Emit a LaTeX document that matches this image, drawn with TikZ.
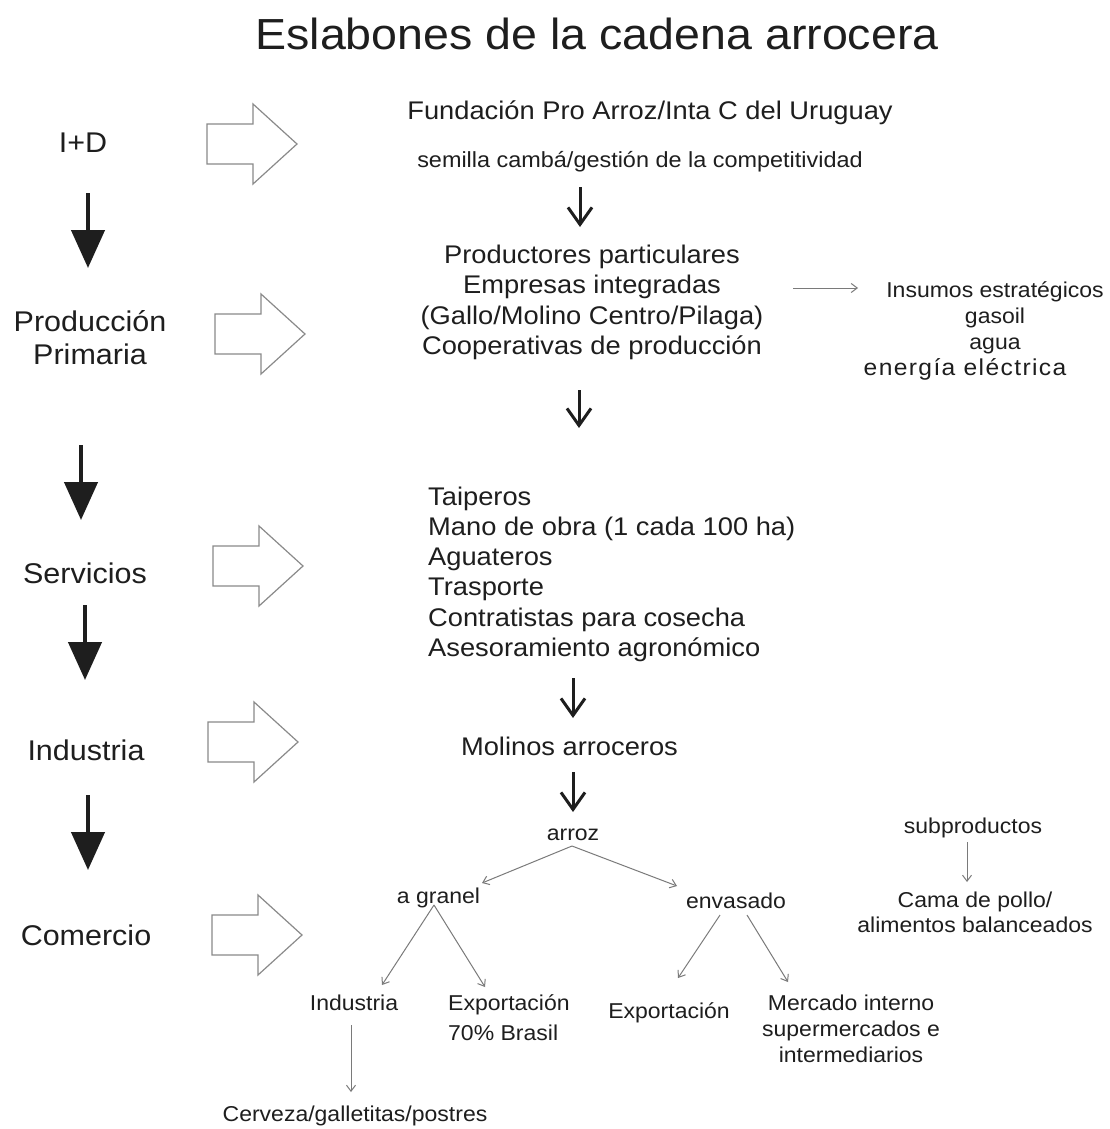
\documentclass[tikz,border=0pt]{standalone}
\usepackage{fontspec}
\setmainfont{Liberation Sans}[FakeStretch=1.07]
\usetikzlibrary{arrows.meta}
\definecolor{ink}{HTML}{1E1E1E}
\definecolor{thinc}{HTML}{7A7A7A}
\definecolor{outl}{HTML}{8A8A8A}
\begin{document}
\begin{tikzpicture}[x=1pt,y=-1pt,
  lbl/.style={inner sep=0, text=ink, font=\fontsize{28.5}{33}\selectfont},
  mid/.style={inner sep=0, text=ink, font=\fontsize{25.5}{30.5}\selectfont},
  sml/.style={inner sep=0, text=ink, font=\fontsize{21.5}{26}\selectfont},
  bigarr/.style={line width=4.5pt, draw=ink, -{Triangle[width=33pt,length=38pt]}},
  midarr/.style={line width=3pt, draw=ink, -{Straight Barb[width=24pt,length=17pt]}},
  thinarr/.style={line width=1pt, draw=thinc, -{Straight Barb[width=9pt,length=6pt]}},
  hollow/.style={draw=outl, line width=1.2pt, fill=white, line join=miter},
  blockarr/.pic={\draw[hollow] (0,-20) -- (46,-20) -- (46,-40) -- (90,0) -- (46,40) -- (46,20) -- (0,20) -- cycle;}
]
\fill[white] (0,0) rectangle (1109,1129);
\useasboundingbox (0,0) rectangle (1109,1129);

% title
\node[inner sep=0, text=ink, font=\fontsize{43.5}{50}\selectfont, anchor=base] (title) at (597,50) {Eslabones de la cadena arrocera};

% left column
\node[lbl,anchor=base] (id) at (83,153) {I+D};
\node[lbl,anchor=north,align=center] (pp) at (90,310) {Producción\\Primaria};
\node[lbl,anchor=base] (serv) at (85,583) {Servicios};
\node[lbl,anchor=base] (ind) at (86,760) {Industria};
\node[lbl,anchor=base] (com) at (86,945) {Comercio};

\coordinate (k1a) at (88,193);  \coordinate (k1b) at (88,268);
\coordinate (k2a) at (81,445);  \coordinate (k2b) at (81,520);
\coordinate (k3a) at (85,605);  \coordinate (k3b) at (85,680);
\coordinate (k4a) at (88,795);  \coordinate (k4b) at (88,870);
\draw[bigarr] (k1a) -- (k1b);
\draw[bigarr] (k2a) -- (k2b);
\draw[bigarr] (k3a) -- (k3b);
\draw[bigarr] (k4a) -- (k4b);

% hollow arrows
\pic at (207,144) {blockarr};
\pic at (215,334) {blockarr};
\pic at (213,566) {blockarr};
\pic at (208,742) {blockarr};
\pic at (212,935) {blockarr};

% middle column
\node[mid,anchor=base] (fund) at (650,120) {Fundación Pro Arroz/Inta C del Uruguay};
\node[inner sep=0, text=ink, font=\fontsize{21.9}{26}\selectfont, anchor=base] (sem) at (640,167) {semilla cambá/gestión de la competitividad};
\node[mid,anchor=north,align=center] (prod) at (592,244.7) {Productores particulares\\Empresas integradas\\(Gallo/Molino Centro/Pilaga)\\Cooperativas de producción};
\node[sml,anchor=north,align=center] (ins) at (995,281) {Insumos estratégicos\\gasoil\\agua\\\makebox[0pt][c]{\hspace*{-60pt}{\fontsize{23}{26}\selectfont\addfontfeature{LetterSpace=6}energía eléctrica}}};
\node[mid,anchor=north west,align=left,font=\fontsize{25.5}{30.2}\selectfont] (servl) at (428,486.7) {Taiperos\\Mano de obra (1 cada 100 ha)\\Aguateros\\Trasporte\\Contratistas para cosecha\\Asesoramiento agronómico};
\node[mid,anchor=base] (mol) at (569.5,755) {Molinos arroceros};

\coordinate (m1a) at (580,187); \coordinate (m1b) at (580,227);
\coordinate (m2a) at (579,390); \coordinate (m2b) at (579,428);
\coordinate (m3a) at (573,678); \coordinate (m3b) at (573,718);
\coordinate (m4a) at (573,772); \coordinate (m4b) at (573,812);
\draw[midarr] (m1a) -- (m1b);
\draw[midarr] (m2a) -- (m2b);
\draw[midarr] (m3a) -- (m3b);
\draw[midarr] (m4a) -- (m4b);

\coordinate (insa) at (793,288); \coordinate (insb) at (858,288);
\draw[thinarr] (insa) -- (insb);

% bottom tree
\node[sml,anchor=base] (arroz) at (573,840) {arroz};
\node[sml,anchor=base] (gran) at (438.5,903) {a granel};
\node[sml,anchor=base] (env) at (736,908) {envasado};
\node[sml,anchor=base] (indu) at (354,1010) {Industria};
\node[sml,anchor=north west,align=left,font=\fontsize{21.5}{30}\selectfont] (expa) at (448,994) {Exportación\\70\% Brasil};
\node[sml,anchor=base] (expb) at (669,1018) {Exportación};
\node[sml,anchor=north,align=center] (merc) at (851,994.6) {Mercado interno\\supermercados e\\intermediarios};
\node[sml,anchor=base] (cerv) at (355,1121) {Cerveza/galletitas/postres};
\node[sml,anchor=base] (subp) at (973,833) {subproductos};
\node[sml,anchor=north,align=center,font=\fontsize{21.5}{25}\selectfont] (cama) at (975,891.3) {Cama de pollo/\\alimentos balanceados};

\coordinate (ar0) at (572,846);
\coordinate (ar1) at (482,883);
\coordinate (ar2) at (677,886);
\coordinate (gr0) at (434,905);
\coordinate (gr1) at (382,985);
\coordinate (gr2) at (485,987);
\coordinate (en1) at (720,915);
\coordinate (en1b) at (678,978);
\coordinate (en2) at (747,915);
\coordinate (en2b) at (788,982);
\coordinate (iu0) at (351,1025);
\coordinate (iu1) at (351,1092);
\coordinate (sb0) at (967,842);
\coordinate (sb1) at (967,882);
\draw[thinarr] (ar0) -- (ar1);
\draw[thinarr] (ar0) -- (ar2);
\draw[thinarr] (gr0) -- (gr1);
\draw[thinarr] (gr0) -- (gr2);
\draw[thinarr] (en1) -- (en1b);
\draw[thinarr] (en2) -- (en2b);
\draw[thinarr] (iu0) -- (iu1);
\draw[thinarr] (sb0) -- (sb1);
\end{tikzpicture}
\end{document}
-=-=-
WHAT IS NEEDED =>
Repeat the listing above up to and including the line with "anchor=base] (title) at", starting from its first line. Drop any pictures.

FINAL RESULT =>
Emit a LaTeX document that matches this image, drawn with TikZ.
\documentclass[tikz,border=0pt]{standalone}
\usepackage{fontspec}
\setmainfont{Liberation Sans}[FakeStretch=1.07]
\usetikzlibrary{arrows.meta}
\definecolor{ink}{HTML}{1E1E1E}
\definecolor{thinc}{HTML}{7A7A7A}
\definecolor{outl}{HTML}{8A8A8A}
\begin{document}
\begin{tikzpicture}[x=1pt,y=-1pt,
  lbl/.style={inner sep=0, text=ink, font=\fontsize{28.5}{33}\selectfont},
  mid/.style={inner sep=0, text=ink, font=\fontsize{25.5}{30.5}\selectfont},
  sml/.style={inner sep=0, text=ink, font=\fontsize{21.5}{26}\selectfont},
  bigarr/.style={line width=4.5pt, draw=ink, -{Triangle[width=33pt,length=38pt]}},
  midarr/.style={line width=3pt, draw=ink, -{Straight Barb[width=24pt,length=17pt]}},
  thinarr/.style={line width=1pt, draw=thinc, -{Straight Barb[width=9pt,length=6pt]}},
  hollow/.style={draw=outl, line width=1.2pt, fill=white, line join=miter},
  blockarr/.pic={\draw[hollow] (0,-20) -- (46,-20) -- (46,-40) -- (90,0) -- (46,40) -- (46,20) -- (0,20) -- cycle;}
]
\fill[white] (0,0) rectangle (1109,1129);
\useasboundingbox (0,0) rectangle (1109,1129);

% title
\node[inner sep=0, text=ink, font=\fontsize{43.5}{50}\selectfont, anchor=base] (title) at (597,50) {Eslabones de la cadena arrocera};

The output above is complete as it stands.